Roanoke Times Copyright (c) 1995, Landmark Communications, Inc. DATE: TUESDAY, April 9, 1991 TAG: 9104090450 SECTION: VIRGINIA PAGE: B-1 EDITION: NEW RIVER VALLEY SOURCE: GREG EDWARDS/ NEW RIVER VALLEY BUREAU DATELINE: CHRISTIANSBURG LENGTH: Long
Taylor Cole, an officer with Central Fidelity Bank in Christiansburg, asked the Board of Supervisors on Monday night to contribute $1,000 toward a design study of downtown to be done by Virginia Tech's Community Design Assistance Center.
Cole said his bank was willing to put up part of the $3,500 needed for the study, and he was volunteering his help to raise the rest from the Christiansburg business community.
Cole noted that all of the town's property owners would be affected by projects that county government has proposed for downtown. "It may be prudent for us before we take off on these projects to develop a comprehensive plan," he said.
Supervisors Chairman Henry Jablonski said he supported beautification but said he had a problem with the protocol on Cole's proposal. Jablonski and other supervisors want the Christiansburg Town Council to make a commitment to the study first.
Cole said he was proposing a public-private partnership. If the community backed the study, then the Town Council would be more apt to follow along, Cole said, conceding that the council has never been excluded from the project and, in fact, has to be involved.
The supervisors tabled consideration of the $1,000 request until their next meeting.
In other action:
Resident highway engineer Dan Brugh told the supervisors that secondary road funds in the coming year will be about $1 million - $500,000 less than current funding because of state budget cuts.

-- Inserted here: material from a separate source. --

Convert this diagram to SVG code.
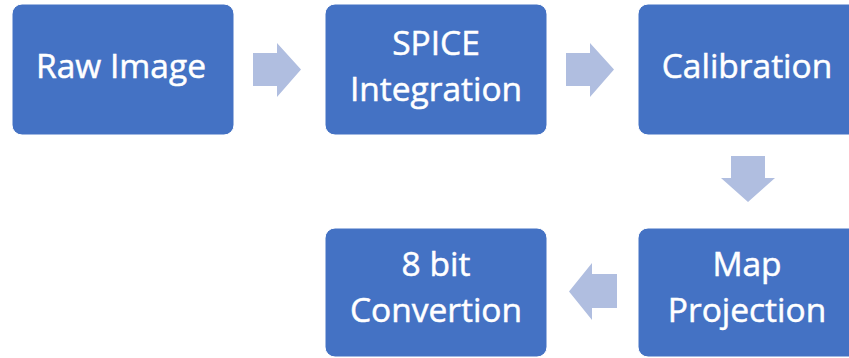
<svg xmlns="http://www.w3.org/2000/svg" width="849" height="358" viewBox="0 0 849 358">
<style>
.box{fill:#4472C4;stroke:#ffffff;stroke-width:1}
.lbl{font-family:"Open Sans","Noto Sans","DejaVu Sans",sans-serif;font-size:33.5px;fill:#ffffff;stroke:#ffffff;stroke-width:0.5;text-anchor:middle}
.arr{fill:#B0BEE0}
</style>
<rect width="849" height="358" fill="#ffffff"/>
<g id="connectors">
<polygon class="arr" points="253,53 277,53 277,43 301,69.5 277,97 277,86 253,86"/>
<polygon class="arr" points="566,53 590,53 590,43 614,69.5 590,97 590,86 566,86"/>
<polygon class="arr" points="731,156 765,156 765,178 775,178 748,202 721,178 731,178"/>
<polygon class="arr" points="617,274 592,274 592,263 569,291.5 592,320 592,308 617,308"/>
</g>
<g id="node-raw-image">
<rect class="box" x="12" y="4" width="222" height="131" rx="10"/>
<text class="lbl" x="121" y="78">Raw Image</text>
</g>
<g id="node-spice">
<rect class="box" x="325" y="4" width="222" height="131" rx="10"/>
<text class="lbl" x="436" y="55">SPICE</text>
<text class="lbl" x="436" y="101">Integration</text>
</g>
<g id="node-calibration">
<rect class="box" x="638" y="4" width="222" height="131" rx="10"/>
<text class="lbl" x="747" y="78">Calibration</text>
</g>
<g id="node-map-projection">
<rect class="box" x="638" y="228" width="222" height="129" rx="10"/>
<text class="lbl" x="747" y="276">Map</text>
<text class="lbl" x="747" y="322">Projection</text>
</g>
<g id="node-8bit">
<rect class="box" x="325" y="228" width="222" height="129" rx="10"/>
<text class="lbl" x="436" y="276">8 bit</text>
<text class="lbl" x="436" y="322">Convertion</text>
</g>
</svg>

Brugh said he has worked with the county's roads committee, and it is recommending that the county's six-year secondary road plan be followed as it is laid out.
A contract could be advertised as early as August for work on Smith Creek Road and Virginia 675, and another advertised in the fall for Virginia 723 through Ellett, Brugh said. But he said money won't be available next year for improvements to Prices Fork Road.
On top of the state budget cuts, new storm-water management regulations that took effect Jan. 1 are adding as much as 20 percent to the cost of some road projects, Brugh said.
When he sits down with the supervisors later in the year to update the six-year secondary highway plan, 13 projects that have been added to the end of the plan will have to be cut, Brugh said.
The board set a secondary road hearing for May 28 at 7 p.m. in Courtroom B on the third floor of the courthouse. It will listen to ideas on secondary road improvements for the next fiscal year.
John Hubbard, an assistant county administrator for Roanoke County, briefed the supervisors about proposed storm-water control procedures at a new regional landfill, which sits a mile over the Montgomery County line in Bradshaw Valley, below Fort Lewis Mountain.
Three planned ponds will be able to control all the water running from the 150-acre landfill site during a 25-year storm - one that drops 6 inches of rain in a 24-hour period, Hubbard said.
A 100-year storm - one that dumps 7 inches of rain in 24 hours - would raise the level of the creek about 4 percent at its confluence with the North Fork of the Roanoke River, he said. That is a change in the creek's height during such a storm from 17 feet without the landfill to 17.35 feet with it, Hubbard said.
Hubbard told the supervisors that Roanoke County also has asked Norfolk Southern Corp., which is designing a track to the landfill site, to consider possible runoff from track construction. "They're going to make every effort to stay away from that creek," he said.
Residents of Bradshaw Valley have been pushing the Montgomery board to take a position against a proposed trash train to the landfill. The supervisors, however, have shown an interest in Montgomery County's using the landfill to dispose of its trash because the current landfill between Blacksburg and Christiansburg is nearly full.
Appointment of Joseph R. Hunnings as a new part-time agricultural extension agent for Montgomery County was approved.
Hunnings, a graduate student at Virginia Tech, will assume the position full-time after he completes work on his degree. He was formerly an extension agent in Warren County.
The board was told by Sam Tollison of the Montgomery Industrial Development Authority that bids for the new 81,260-square-foot shell building in the Blacksburg Industrial Park have come in under estimate.
Joe Bandy & Son was the low budder on the site development at $155,000 and H.S. Williams Co. was the low bidder on the building at $699,882 for a combined cost of $854,882. The architect had estimated the building alone would cost $884,387.
Several Christiansburg residents who oppose the proposed demolition of the 200-year-old courthouse annex addressed the board. Nell Frederickson of the New River Valley Arts Council said her organization would like to have the building.